Timing matters in another way too. After a dog is initially infected, there’s a “pre-patent period,” a window of days to weeks before the parasites mature enough to start producing eggs. During that gap, the dog is infected but the test will come back negative because there are simply no eggs to find yet. Sample freshness also plays a role. Hookworm eggs can hatch within 24 hours in warm, humid conditions, and once they hatch into larvae, they’re harder to identify under the microscope. Bringing in a fresh sample (ideally collected the same day) gives the most reliable results.
Signs Your Dog May Have Parasites
Many dogs with intestinal parasites show no symptoms at all, which is one reason routine testing is important. When signs do appear, they typically include loose stool or diarrhea, blood in the stool, weight loss or difficulty gaining weight, and a dull or coarse coat. In heavy infections, especially in puppies, you might see worms visible in the feces. Some dogs vomit or become lethargic. The severity depends on the type of parasite, the number of organisms present, and your dog’s overall health and age.
How Often Dogs Should Be Tested
The Companion Animal Parasite Council recommends fecal exams at least four times during a dog’s first year of life and at least twice a year for adult dogs. Dogs with higher exposure risk (those that spend time at dog parks, boarding facilities, or in areas with wildlife) may benefit from more frequent screening. Even dogs on monthly preventive medications should still be tested regularly, since no preventive covers every parasite and owner compliance with dosing schedules isn’t always perfect.

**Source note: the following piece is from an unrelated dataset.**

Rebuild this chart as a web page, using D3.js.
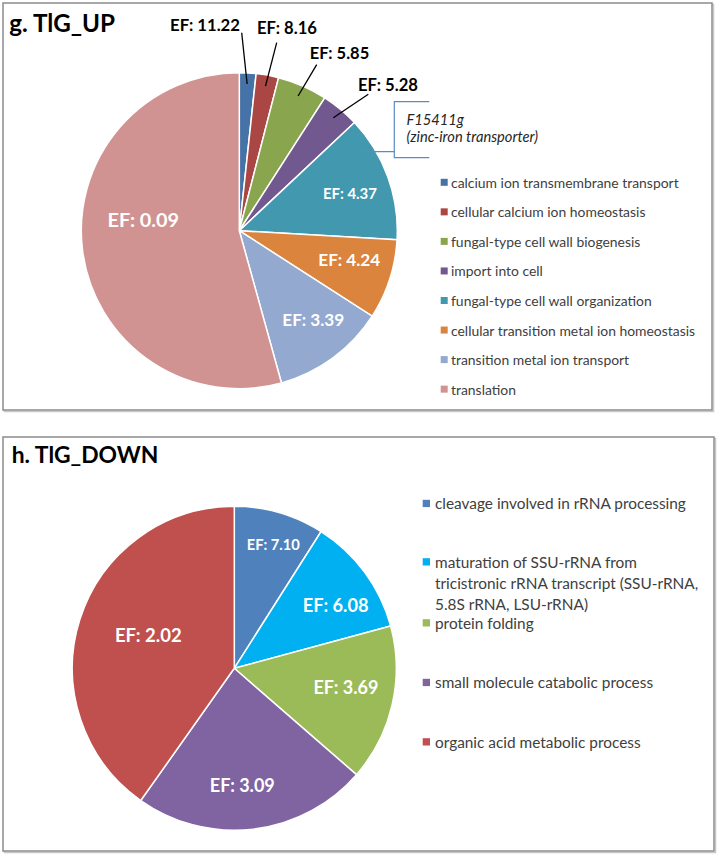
<!DOCTYPE html>
<html><head><meta charset="utf-8">
<script src="https://cdn.jsdelivr.net/npm/d3@7/dist/d3.min.js"></script>
<style>body{margin:0;background:#fff}svg{display:block}text{font-family:Lato,"Open Sans",sans-serif}</style>
</head><body><svg id="c" width="719" height="855"></svg>
<script>
// ---- data: panel g (TlG_UP)
const upCategories = ["calcium ion transmembrane transport","cellular calcium ion homeostasis","fungal-type cell wall biogenesis","import into cell","fungal-type cell wall organization","cellular transition metal ion homeostasis","transition metal ion transport","translation"];
const upShares = [1.7, 2.3, 5.1, 3.9, 12.9, 8.2, 11.6, 54.3];
const upEF = ["11.22","8.16","5.85","5.28","4.37","4.24","3.39","0.09"];
const upColors = ["#4572A7","#AA4643","#89A54E","#71588F","#4198AF","#DB843D","#93A9CF","#D19392"];
// ---- data: panel h (TlG_DOWN)
const downCategories = [["cleavage involved in rRNA processing"],["maturation of SSU-rRNA from","tricistronic rRNA transcript (SSU-rRNA,","5.8S rRNA, LSU-rRNA)"],["protein folding"],["small molecule catabolic process"],["organic acid metabolic process"]];
const downShares = [9.0, 11.8, 15.6, 23.4, 40.2];
const downEF = ["7.10","6.08","3.69","3.09","2.02"];
const downColors = ["#4F81BD","#00B0F0","#9BBB59","#8064A2","#C0504D"];

// ---- layout (label placement relative to pie centre; w = rendered text width)
const upLabelLayout = [
  {out:true, tx:-34.3, ty:-205.7, lx:2.4, ly:-198, w:70},
  {out:true, tx:47.7, ty:-203.2, lx:37.4, ly:-188, w:60},
  {out:true, tx:100.2, ty:-177.4, lx:77.4, ly:-166, w:59.5},
  {out:true, tx:148.7, ty:-145.7, lx:129, ly:-136.4, w:60},
  {out:false, tx:110.7, ty:-37.4, w:54},
  {out:false, tx:110, ty:29.3, w:62},
  {out:false, tx:74, ty:89.3, w:62},
  {out:false, tx:-96, ty:-11.4, w:71.7}
];
const downLabelLayout = [
  {tx:39, ty:-124.3, w:53},
  {tx:101.4, ty:-63.3, w:65.7},
  {tx:111.7, ty:18.4, w:65},
  {tx:8, ty:116.7, w:65},
  {tx:-86, ty:-33.3, w:66.7}
];

const svg = d3.select("#c");

// scale a text's font so that it renders at the given width
function fit(sel, w){
  const base = 20;
  sel.attr("font-size", base);
  const m = sel.node().getComputedTextLength();
  const fs = base * w / m;
  sel.attr("font-size", fs);
  return fs;
}

function panel(x,y,w,h){
  svg.append("rect").attr("x",x+1.5).attr("y",y+1.5).attr("width",w).attr("height",h)
    .attr("fill","none").attr("stroke","#c8c8c8").attr("stroke-width",1.5);
  svg.append("rect").attr("x",x).attr("y",y).attr("width",w).attr("height",h)
    .attr("fill","#fff").attr("stroke","#8c8c8c").attr("stroke-width",1.5);
}
panel(3,3,709,407);
panel(3,437,711,414);

fit(svg.append("text").attr("x",9.3).attr("y",32).attr("font-weight","bold").attr("fill","#000").text("g. TlG_UP"), 105.7);
fit(svg.append("text").attr("x",11.7).attr("y",463.3).attr("font-weight","bold").attr("fill","#000").text("h. TlG_DOWN"), 146.7);

const pie = d3.pie().sort(null).value(d=>d);

// ---- pie g
{
  const cx=239.3, cy=230.7, r=158;
  const g = svg.append("g").attr("transform",`translate(${cx},${cy})`);
  const arcs = pie(upShares);
  const arc = d3.arc().innerRadius(0).outerRadius(r);
  g.selectAll("path").data(arcs).join("path").attr("d",arc)
    .attr("fill",(d,i)=>upColors[i]).attr("stroke","#fff").attr("stroke-width",1.5);
  const inner = d3.arc().innerRadius(r*0.93).outerRadius(r*0.93);
  arcs.forEach((a,i)=>{
    const L = upLabelLayout[i];
    if(L.out){
      const p = inner.centroid(a);
      g.append("line").attr("x1",L.lx).attr("y1",L.ly).attr("x2",p[0]).attr("y2",p[1])
        .attr("stroke","#000").attr("stroke-width",1.3);
    }
    fit(g.append("text").attr("x",L.tx).attr("y",L.ty).attr("text-anchor","middle").attr("dominant-baseline","central")
      .attr("font-weight","bold").attr("fill",L.out?"#000":"#fff")
      .text("EF: "+upEF[i]), L.w);
  });
  // annotation bracket for teal slice
  const ann = svg.append("g");
  const bc = "#5b8bc4";
  ann.append("path").attr("d","M429.3,101.7 H394.3 V157.7 H429.3").attr("fill","none").attr("stroke",bc).attr("stroke-width",1.2);
  ann.append("line").attr("x1",361.7).attr("y1",151.7).attr("x2",394.3).attr("y2",151.7).attr("stroke",bc).attr("stroke-width",1.2);
  const t2 = ann.append("text").attr("x",406.5).attr("y",141.5).attr("font-style","italic").attr("fill","#262626").text("(zinc-iron transporter)");
  const afs = fit(t2, 131.7);
  ann.append("text").attr("x",406.5).attr("y",125).attr("font-size",afs).attr("font-style","italic").attr("fill","#262626").text("F15411g");
  // legend
  const lg = svg.append("g");
  let lfs = null;
  upCategories.forEach((c,i)=>{
    const y = 182.3 + i*29.55;
    lg.append("rect").attr("x",440.7).attr("y",y-3.5).attr("width",7).attr("height",7).attr("fill",upColors[i]);
    const t = lg.append("text").attr("x",451).attr("y",y).attr("dominant-baseline","central").attr("fill","#404040").text(c);
    if(i===0) lfs = fit(t, 228); else t.attr("font-size", lfs);
  });
}

// ---- pie h
{
  const cx=234.3, cy=668.3, r=162;
  const g = svg.append("g").attr("transform",`translate(${cx},${cy})`);
  const arcs = pie(downShares);
  const arc = d3.arc().innerRadius(0).outerRadius(r);
  g.selectAll("path").data(arcs).join("path").attr("d",arc)
    .attr("fill",(d,i)=>downColors[i]).attr("stroke","#fff").attr("stroke-width",1.5);
  arcs.forEach((a,i)=>{
    const L = downLabelLayout[i];
    fit(g.append("text").attr("x",L.tx).attr("y",L.ty).attr("text-anchor","middle").attr("dominant-baseline","central")
      .attr("font-weight","bold").attr("fill","#fff").text("EF: "+downEF[i]), L.w);
  });
  const legY = [503.3, 561.7, 622.7, 682.3, 741.7];
  const lg = svg.append("g");
  let lfs = null;
  downCategories.forEach((lines,i)=>{
    const y = legY[i];
    lg.append("rect").attr("x",422.7).attr("y",y-3.5).attr("width",7.3).attr("height",7.3).attr("fill",downColors[i]);
    lines.forEach((t,j)=>{
      const tx = lg.append("text").attr("x",435).attr("y",y+j*21.3).attr("dominant-baseline","central").attr("fill","#404040").text(t);
      if(i===0) lfs = fit(tx, 251); else tx.attr("font-size", lfs);
    });
  });
}
</script></body></html>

What Happens After a Positive Result
Treatment depends on which parasite is found. Roundworms and hookworms are typically treated with a broad-spectrum deworming medication that paralyzes or kills the worms so they pass out in the stool. Tapeworms require a different drug, praziquantel, which is effective against the two most common canine tapeworm species. Giardia is treated with a course of medication over several days, sometimes combined with bathing to remove cysts from the coat. Your vet will usually recommend a follow-up fecal test two to four weeks after treatment to confirm the infection has cleared.
For most parasites, treatment is straightforward and resolves the infection quickly. Reinfection is common, though, particularly if environmental contamination isn’t addressed. Picking up feces promptly from your yard, avoiding areas with heavy dog traffic, and keeping your dog on a regular preventive schedule all reduce the risk of a repeat infection.
Parasites That Can Spread to People
Several canine intestinal parasites are zoonotic, meaning they can infect humans. Roundworm larvae, if accidentally ingested (usually by young children who touch contaminated soil and then their mouths), can migrate through human tissues and cause a condition called visceral larval migrans. Hookworm larvae can penetrate bare skin, typically the feet, causing an itchy, winding rash known as cutaneous larval migrans. This happens most often when people walk barefoot in areas contaminated with dog feces. Giardia and Cryptosporidium can also spread to humans through the fecal-oral route, though the strains that infect dogs don’t always infect people efficiently.
Prompt fecal cleanup, regular deworming, and routine O&P testing are the most effective ways to protect both your dog and your household from these parasites.